Es una triste representación para nuestra vida cultural que el Guggenheim ocupe, un día y si y otro también, los titulares de la actualidad no por sus proyectos o propuestas sino por sus cuentas. Y también triste y una desoladora metáfora de nuestra vida institucional el porqué de lo que allí ha sucedido. Lo más grave y significativo del affaire Cearsolo no es el desfalco en sí, que hubiera podido pasar en cualquier parte, sino lo que sólo ha podido pasar aquí: que el director financiero del museo meta la mano en la caja durante diez años, sin que nadie lo advierta por la, también triste, razón de que en todo ese tiempo la Sociedad Tenedora de la entidad no se ha sometido a ninguna auditoría externa. Y se han tenido que dar una serie de circunstancias de efecto dominó: una ruinosa operación de cambio de divisas, la imposibilidad de negar por ello la tan esperada auditoría y la baja de Cearsolo, para que el escándalo salte a la luz pública. Esperemos que esa luz se quede, que la claridad y la transparencia acompañen de ahora en adelante la gestión y el control del Guggemheim Bilbao,que, por otra parte, tanto bueno ha aportado a su ciudad y a Euskadi.

También convendría revisar la relación que la sociedad vasca tiene con su Guggenheim

Aprovecho que el museo está tan metido en cuentas para ensanchar el debate contable. El pasado enero, Juan Ignacio Vidarte presentó las cifras de visitantes del museo en 2007: más de un millón, aunque un 0,6% menos que el año anterior. Pero incluyó también un dato preocupante: el número de visitantes vascos ha seguido bajando y representa sólo el 6% de ese total.
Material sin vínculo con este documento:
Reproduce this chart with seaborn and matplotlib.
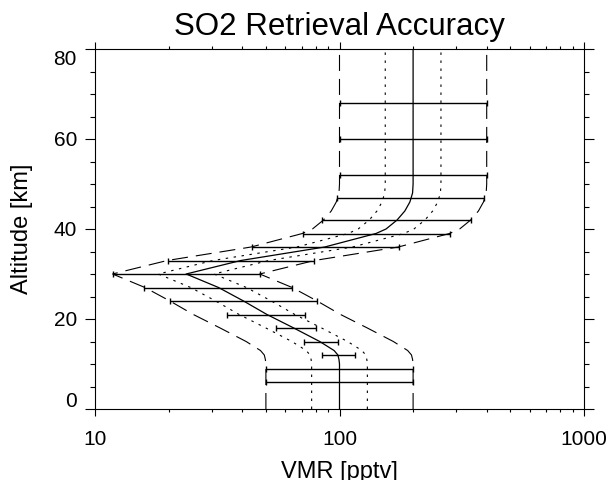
import numpy as np
import pandas as pd
import matplotlib
matplotlib.use("Agg")
import matplotlib.pyplot as plt
import matplotlib.transforms as mtransforms
import seaborn as sns
from matplotlib.ticker import LogLocator, MultipleLocator, NullFormatter

# SO2 reference profile (altitude in km, VMR in pptv)
prof_alt = [0, 10, 11, 12, 13, 15, 18, 21, 24, 27, 30, 31, 33, 36, 38, 39, 40, 42, 44, 46, 48, 50, 80]
prof_vmr = [100, 100, 99.5, 98.5, 95, 83, 65, 50.5, 40.5, 32, 23.6, 28, 39.5, 87, 120, 141, 155, 172, 185, 194, 199, 200, 200]

# multiplicative uncertainty envelopes around the profile
dotted_factor = 1.3
dashed_factor = 2.0

# retrieved ranges at each retrieval altitude
bar_alt = [6, 9, 12, 15, 18, 21, 24, 27, 30, 33, 36, 39, 42, 47, 52, 60, 68]
bar_lo = [50, 50, 84.6, 71.4, 54.8, 34.8, 20.3, 15.9, 11.8, 19.8, 43.7, 70.7, 84.6, 97.4, 100, 100, 100]
bar_hi = [200, 200, 115.7, 98.9, 79.9, 72.5, 81.2, 63.7, 47.3, 78.9, 175.6, 283, 344, 391, 400, 400, 400]

x_ticks = [10, 100, 1000]
x_tick_labels = ["10", "100", "1000"]
y_ticks = [0, 20, 40, 60, 80]

sns.set_theme(style="ticks")
plt.rcParams["font.family"] = ["Liberation Sans", "DejaVu Sans"]
plt.rcParams["text.color"] = "black"
plt.rcParams["axes.labelcolor"] = "black"
plt.rcParams["xtick.color"] = "black"
plt.rcParams["ytick.color"] = "black"

fig = plt.figure(figsize=(6.16, 4.8), dpi=100)
ax = fig.add_axes([95 / 616, 1 - 409 / 480, (584 - 95) / 616, (409 - 49) / 480])

prof = pd.DataFrame({"alt": prof_alt, "vmr": prof_vmr})

# envelopes
for factor, dash in ((dotted_factor, (2.2, 5.0)), (dashed_factor, (14.4, 7.2))):
    for side in (1 / factor, factor):
        env = prof.assign(vmr=prof["vmr"] * side)
        sns.lineplot(data=env, x="vmr", y="alt", orient="y", sort=False,
                     estimator=None, color="black", lw=0.8, ax=ax)
        ax.lines[-1].set_dashes(dash)

# profile itself
sns.lineplot(data=prof, x="vmr", y="alt", orient="y", sort=False,
             estimator=None, color="black", lw=0.9, ax=ax)

# retrieved ranges as horizontal error bars
lo = np.array(bar_lo)
hi = np.array(bar_hi)
ax.errorbar(lo, bar_alt, xerr=[np.zeros_like(lo), hi - lo], fmt="none",
            ecolor="black", elinewidth=1.0, capsize=2.2, capthick=1.0)

ax.set_xscale("log")
ax.set_xlim(10, 1000)
ax.set_ylim(0, 80)
ax.set_xticks(x_ticks, labels=x_tick_labels)
ax.xaxis.set_minor_locator(LogLocator(base=10, subs=range(2, 10)))
ax.xaxis.set_minor_formatter(NullFormatter())
ax.set_yticks(y_ticks)
ax.yaxis.set_minor_locator(MultipleLocator(5))

for s in ax.spines.values():
    s.set_color("black")
    s.set_linewidth(0.8)

ax.tick_params(which="both", direction="out", top=True, right=True,
               bottom=True, left=True, color="black", width=0.8)
ax.tick_params(axis="x", which="major", length=5, pad=10, labelsize=15)
ax.tick_params(axis="x", which="minor", length=2.5)
ax.tick_params(axis="y", which="major", length=7, pad=6, labelsize=15)
ax.tick_params(axis="y", which="minor", length=3.6)

# end labels of the altitude axis sit slightly inside the frame
ylabels = ax.get_yticklabels()
shift_up = mtransforms.ScaledTranslation(0, 7 / 72, fig.dpi_scale_trans)
shift_dn = mtransforms.ScaledTranslation(0, -6 / 72, fig.dpi_scale_trans)
ylabels[0].set_transform(ylabels[0].get_transform() + shift_up)
ylabels[-1].set_transform(ylabels[-1].get_transform() + shift_dn)

ax.set_xlabel("VMR [pptv]", fontsize=17, labelpad=9)
ax.set_ylabel("Altitude [km]", fontsize=17, labelpad=15)
ax.set_title("SO2 Retrieval Accuracy", fontsize=22.5, pad=10)

fig.savefig("out.png", dpi=100)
En estos momentos de repaso al museo, creo que también convendría revisar la relación que la sociedad vasca tiene con su Guggenheim y las razones de que lo visite cada vez menos. Este progresivo abandono ciudadano tiene, a mi juicio, dos motivos principales. Por un lado es reflejo o secuela del síndrome inmobiliario que afecta a nuestra vida cultural: las instituciones responsables tienden a presentarnos continentes más que contenidos, edificios más que obras o criterios de cultura. Y así la construcción del Guggenheim, el edificio en sí, ha ocupado tanto protagonismo que se ha convertido para muchas personas en un fin en sí mismo; en lo que había que ver y que, por lo tanto, una vez visto no tiene por qué merecer más visitas.
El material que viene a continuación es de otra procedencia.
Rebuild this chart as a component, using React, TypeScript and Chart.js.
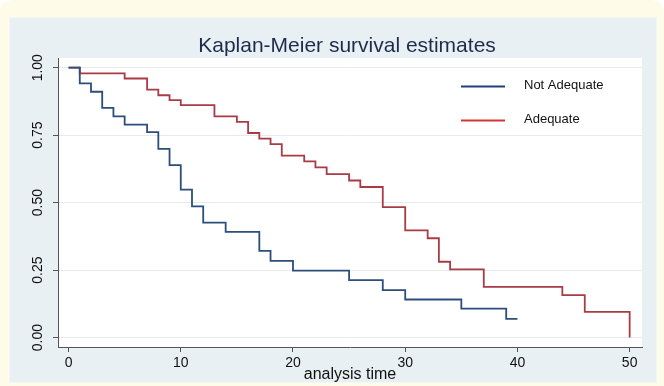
import React, { useEffect, useRef } from "react";
import { Chart, registerables } from "chart.js";

Chart.register(...registerables);

const chartTitle = "Kaplan-Meier survival estimates";
const xAxisTitle = "analysis time";
const xTickValues = [0, 10, 20, 30, 40, 50];
const yTickValues = [0, 0.25, 0.5, 0.75, 1];
const seriesNames = ["Not Adequate", "Adequate"];

const notAdequateTimes = [0, 1, 2, 3, 4, 5, 7, 8, 9, 10, 11, 12, 14, 17, 18, 20, 25, 28, 30, 35, 39, 40];
const notAdequateSurvival = [1, 0.942, 0.911, 0.851, 0.82, 0.789, 0.761, 0.699, 0.639, 0.548, 0.486, 0.426, 0.392, 0.321, 0.284, 0.248, 0.213, 0.176, 0.141, 0.107, 0.069, 0.069];

const adequateTimes = [0, 1, 5, 7, 8, 9, 10, 13, 15, 16, 17, 18, 19, 21, 22, 23, 25, 26, 28, 30, 32, 33, 34, 37, 44, 46, 50];
const adequateSurvival = [1, 0.979, 0.96, 0.919, 0.898, 0.88, 0.861, 0.82, 0.799, 0.758, 0.737, 0.717, 0.674, 0.653, 0.631, 0.606, 0.582, 0.558, 0.483, 0.397, 0.368, 0.281, 0.253, 0.188, 0.157, 0.095, 0];

const FONT = "'Liberation Sans', Arial, Helvetica, sans-serif";
const BLUE = "#2b4e7c";
const RED = "#a93b44";
const LEGEND_BLUE = "#213f78";
const LEGEND_RED = "#cf3838";

const backgroundPlugin = {
  id: "kmBackground",
  beforeDraw(chart: any) {
    const { ctx, width, height, chartArea } = chart;
    ctx.save();
    ctx.fillStyle = "#ffffff";
    ctx.fillRect(0, 0, width, height);
    const r = 14;
    ctx.fillStyle = "#fffbe9";
    ctx.beginPath();
    ctx.moveTo(0, height);
    ctx.lineTo(0, r);
    ctx.quadraticCurveTo(0, 0, r, 0);
    ctx.lineTo(width - r, 0);
    ctx.quadraticCurveTo(width, 0, width, r);
    ctx.lineTo(width, height);
    ctx.closePath();
    ctx.fill();
    ctx.fillStyle = "#e9f0f3";
    ctx.fillRect(9, 17, 648, 366);
    ctx.strokeStyle = "#f4f7f8";
    ctx.lineWidth = 1;
    ctx.strokeRect(9.5, 17.5, 647, 365);
    ctx.fillStyle = "#ffffff";
    ctx.fillRect(chartArea.left, chartArea.top, chartArea.right - chartArea.left, chartArea.bottom - chartArea.top);
    ctx.restore();
  },
  afterDraw(chart: any) {
    const { ctx, chartArea } = chart;
    ctx.save();
    ctx.font = `21px ${FONT}`;
    ctx.fillStyle = "#1d2c4c";
    ctx.textAlign = "center";
    ctx.textBaseline = "alphabetic";
    ctx.fillText(chartTitle, 347, 52);
    const lx0 = chartArea.right - 181;
    const lx1 = chartArea.right - 137;
    const tx = chartArea.right - 118;
    const rows = [
      { name: seriesNames[0], color: LEGEND_BLUE, y: 86.5 },
      { name: seriesNames[1], color: LEGEND_RED, y: 120.5 },
    ];
    ctx.lineWidth = 2;
    ctx.font = `13px ${FONT}`;
    ctx.fillStyle = "#111111";
    ctx.textAlign = "left";
    ctx.textBaseline = "middle";
    rows.forEach((row) => {
      ctx.strokeStyle = row.color;
      ctx.beginPath();
      ctx.moveTo(lx0, row.y);
      ctx.lineTo(lx1, row.y);
      ctx.stroke();
      ctx.fillText(row.name, tx, row.y - 1.5);
    });
    ctx.restore();
  },
};

export default function App() {
  const canvasRef = useRef<HTMLCanvasElement | null>(null);

  useEffect(() => {
    const canvas = canvasRef.current;
    if (!canvas) return;
    const chart = new Chart(canvas, {
      type: "line",
      data: {
        datasets: [
          {
            label: seriesNames[0],
            data: notAdequateTimes.map((t, i) => ({ x: t, y: notAdequateSurvival[i] })),
            borderColor: BLUE,
            borderWidth: 1.8,
            stepped: "before",
            pointRadius: 0,
            fill: false,
          },
          {
            label: seriesNames[1],
            data: adequateTimes.map((t, i) => ({ x: t, y: adequateSurvival[i] })),
            borderColor: RED,
            borderWidth: 1.8,
            stepped: "before",
            pointRadius: 0,
            fill: false,
          },
        ],
      },
      options: {
        responsive: false,
        animation: false,
        events: [],
        layout: { padding: { left: 0, top: 58, right: 22, bottom: 0 } },
        plugins: {
          legend: { display: false },
          title: { display: false },
          tooltip: { enabled: false },
        },
        scales: {
          x: {
            type: "linear",
            min: -0.94,
            max: 51.1,
            afterBuildTicks: (scale: any) => {
              scale.ticks = xTickValues.map((v) => ({ value: v }));
            },
            afterFit: (scale: any) => {
              scale.height = 39;
            },
            grid: {
              display: true,
              drawOnChartArea: false,
              drawTicks: true,
              tickLength: 5,
              tickColor: "#555555",
            },
            border: { display: true, color: "#555555", width: 1 },
            ticks: {
              color: "#111111",
              font: { family: FONT, size: 14 },
              padding: 3,
              maxRotation: 0,
              minRotation: 0,
              callback: (v: any) => String(v),
            },
            title: {
              display: true,
              text: xAxisTitle,
              color: "#111111",
              font: { family: FONT, size: 16 },
              padding: { top: 0, bottom: 2 },
            },
          },
          y: {
            type: "linear",
            min: -0.035,
            max: 1.036,
            afterBuildTicks: (scale: any) => {
              scale.ticks = yTickValues.map((v) => ({ value: v }));
            },
            afterFit: (scale: any) => {
              scale.width = 58;
            },
            grid: {
              display: true,
              drawOnChartArea: true,
              color: "#e6eaed",
              lineWidth: 1,
              drawTicks: true,
              tickLength: 5,
              tickColor: "#555555",
            },
            border: { display: true, color: "#555555", width: 1 },
            ticks: {
              color: "#111111",
              font: { family: FONT, size: 14 },
              padding: 1,
              minRotation: 90,
              maxRotation: 90,
              crossAlign: "center",
              callback: (v: any) => Number(v).toFixed(2),
            },
          },
        },
      },
      plugins: [backgroundPlugin],
    } as any);
    return () => chart.destroy();
  }, []);

  return (
    <div style={{ position: "absolute", left: 0, top: 0, width: 664, height: 386 }}>
      <canvas ref={canvasRef} width={664} height={386} style={{ display: "block", width: 664, height: 386 }} />
    </div>
  );
}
La segunda razón es que las entradas son carísimas, mucho más caras que las de los museos equivalentes de nuestro entorno. Una comparativa con el Reina Sofía, el MACBA y el IVAM resulta particularmente ilustrativa. Una pareja con un hijo de 13 y otro de 17 años, por ejemplo, pagaría en Madrid 12 euros, 22,5 euros en Barcelona y 6 euros en Valencia; mientras que en Bilbao tendría que abonar 40. Una persona jubilada o en paro entra gratis en cualquiera de esas ciudades; en Bilbao paga 7,5 euros. En todos los museos citados existen días de acceso gratuito; en nuestro Guggenheim, no.

Ahora que por fin se están auditando las cuentas del museo, se debería realizar también una revisión a fondo del fondo del asunto: de los objetivos que debe perseguir y conseguir un museo que recibe importantes cantidades de dinero público; de su apertura a la sociedad en la que se asienta; de cómo tiene que responder ahora mismo a las apreturas de las economías familiares, para que la gente no tenga que privarse también de ese alimento... Una reconsideración, en definitiva, de lo fundamental.